__Task to carry out__. With the images removed, repeat the data below exactly.

__Material__.
━━━━━━━━━━━━━━━━━━━━

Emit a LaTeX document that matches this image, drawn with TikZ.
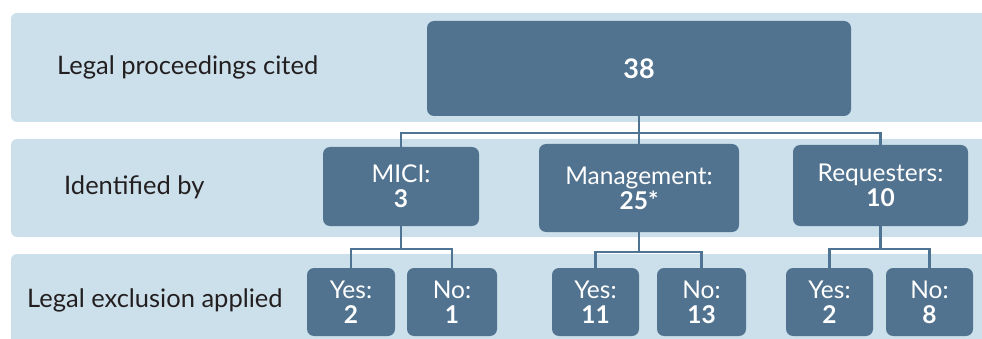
\documentclass[tikz,border=0pt]{standalone}
\usepackage{fontspec}
\setmainfont{Lato}
\definecolor{bandc}{HTML}{CCE0EB}
\definecolor{boxc}{HTML}{51738F}
\definecolor{linec}{HTML}{4F7392}
\definecolor{txtc}{HTML}{231F20}
\tikzset{
  band/.style={fill=bandc, draw=none, rounded corners=6pt},
  bandlabel/.style={text=txtc, font=\fontsize{25.5}{28}\selectfont, anchor=west, inner sep=0pt},
  boxn/.style={fill=boxc, draw=none, rounded corners=7pt, text=white, align=center,
    font=\fontsize{24.5}{25}\selectfont, inner sep=0pt},
  conn/.style={draw=linec, line width=2.6pt}
}
\begin{document}
\begin{tikzpicture}[x=1pt,y=-1pt]
\useasboundingbox (0,0) rectangle (982,339);
\begin{scope}
\clip (0,0) rectangle (982,339);
\fill[band] (11,13) rectangle (1000,122);
\fill[band] (11,139) rectangle (1000,237);
\fill[band] (11,254) rectangle (1000,360);
\end{scope}
\node[bandlabel] (l1) at (57,67) {Legal proceedings cited};
\node[bandlabel] (l2) at (64,187) {Identified by};
\node[bandlabel] (l3) at (27,300) {Legal exclusion applied};

\node[boxn, minimum width=424pt, minimum height=95pt, font=\bfseries\fontsize{27}{28}\selectfont] (top) at (639,68.5) {38};
\node[boxn, minimum width=156pt, minimum height=79pt] (mici) at (401,186.5) {MICI:\\\textbf{3}};
\node[boxn, minimum width=200pt, minimum height=88pt] (mgmt) at (639,188) {Management:\\\textbf{25*}};
\node[boxn, minimum width=175pt, minimum height=81pt] (req) at (880.5,185.5) {Requesters:\\\textbf{10}};

\node[boxn, minimum width=88pt, minimum height=68pt] (y1) at (351,302) {Yes:\\\textbf{2}};
\node[boxn, minimum width=90pt, minimum height=68pt] (n1) at (452,302) {No:\\\textbf{1}};
\node[boxn, minimum width=87pt, minimum height=68pt] (y2) at (595.5,302) {Yes:\\\textbf{11}};
\node[boxn, minimum width=89pt, minimum height=68pt] (n2) at (701.5,302) {No:\\\textbf{13}};
\node[boxn, minimum width=87pt, minimum height=68pt] (y3) at (829.5,302) {Yes:\\\textbf{2}};
\node[boxn, minimum width=87pt, minimum height=68pt] (n3) at (929.5,302) {No:\\\textbf{8}};

\coordinate (j1) at (639,133);
\coordinate (j2) at (401,249);
\coordinate (j3) at (639,252);
\coordinate (j4) at (880.5,249);
\draw[conn] (top.south) -- (j1) -- (mgmt.north);
\draw[conn] (mici.north) |- (j1) -| (req.north);
\draw[conn] (mici.south) -- (j2);
\draw[conn] (y1.north) |- (j2) -| (n1.north);
\draw[conn] (mgmt.south) -- (j3);
\draw[conn] (y2.north) |- (j3) -| (n2.north);
\draw[conn] (req.south) -- (j4);
\draw[conn] (y3.north) |- (j4) -| (n3.north);
\end{tikzpicture}
\end{document}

━━━━━━━━━━━━━━━━━━━━

__Solved exercise__.
Emit a LaTeX document that matches this image, drawn with TikZ.
\documentclass[tikz,border=0pt]{standalone}
\usepackage{fontspec}
\setmainfont{Lato}
\definecolor{bandc}{HTML}{CCE0EB}
\definecolor{boxc}{HTML}{51738F}
\definecolor{linec}{HTML}{4F7392}
\definecolor{txtc}{HTML}{231F20}
\tikzset{
  band/.style={fill=bandc, draw=none, rounded corners=6pt},
  bandlabel/.style={text=txtc, font=\fontsize{25.5}{28}\selectfont, anchor=west, inner sep=0pt},
  boxn/.style={fill=boxc, draw=none, rounded corners=7pt, text=white, align=center,
    font=\fontsize{24.5}{25}\selectfont, inner sep=0pt},
  conn/.style={draw=linec, line width=2.6pt}
}
\begin{document}
\begin{tikzpicture}[x=1pt,y=-1pt]
\useasboundingbox (0,0) rectangle (982,339);
\begin{scope}
\clip (0,0) rectangle (982,339);
\fill[band] (11,13) rectangle (1000,122);
\fill[band] (11,139) rectangle (1000,237);
\fill[band] (11,254) rectangle (1000,360);
\end{scope}
\node[bandlabel] (l1) at (57,67) {Legal proceedings cited};
\node[bandlabel] (l2) at (64,187) {Identified by};
\node[bandlabel] (l3) at (27,300) {Legal exclusion applied};

\node[boxn, minimum width=424pt, minimum height=95pt, font=\bfseries\fontsize{27}{28}\selectfont] (top) at (639,68.5) {38};
\node[boxn, minimum width=156pt, minimum height=79pt] (mici) at (401,186.5) {MICI:\\\textbf{3}};
\node[boxn, minimum width=200pt, minimum height=88pt] (mgmt) at (639,188) {Management:\\\textbf{25*}};
\node[boxn, minimum width=175pt, minimum height=81pt] (req) at (880.5,185.5) {Requesters:\\\textbf{10}};

\node[boxn, minimum width=88pt, minimum height=68pt] (y1) at (351,302) {Yes:\\\textbf{2}};
\node[boxn, minimum width=90pt, minimum height=68pt] (n1) at (452,302) {No:\\\textbf{1}};
\node[boxn, minimum width=87pt, minimum height=68pt] (y2) at (595.5,302) {Yes:\\\textbf{11}};
\node[boxn, minimum width=89pt, minimum height=68pt] (n2) at (701.5,302) {No:\\\textbf{13}};
\node[boxn, minimum width=87pt, minimum height=68pt] (y3) at (829.5,302) {Yes:\\\textbf{2}};
\node[boxn, minimum width=87pt, minimum height=68pt] (n3) at (929.5,302) {No:\\\textbf{8}};

\coordinate (j1) at (639,133);
\coordinate (j2) at (401,249);
\coordinate (j3) at (639,252);
\coordinate (j4) at (880.5,249);
\draw[conn] (top.south) -- (j1) -- (mgmt.north);
\draw[conn] (mici.north) |- (j1) -| (req.north);
\draw[conn] (mici.south) -- (j2);
\draw[conn] (y1.north) |- (j2) -| (n1.north);
\draw[conn] (mgmt.south) -- (j3);
\draw[conn] (y2.north) |- (j3) -| (n2.north);
\draw[conn] (req.south) -- (j4);
\draw[conn] (y3.north) |- (j4) -| (n3.north);
\end{tikzpicture}
\end{document}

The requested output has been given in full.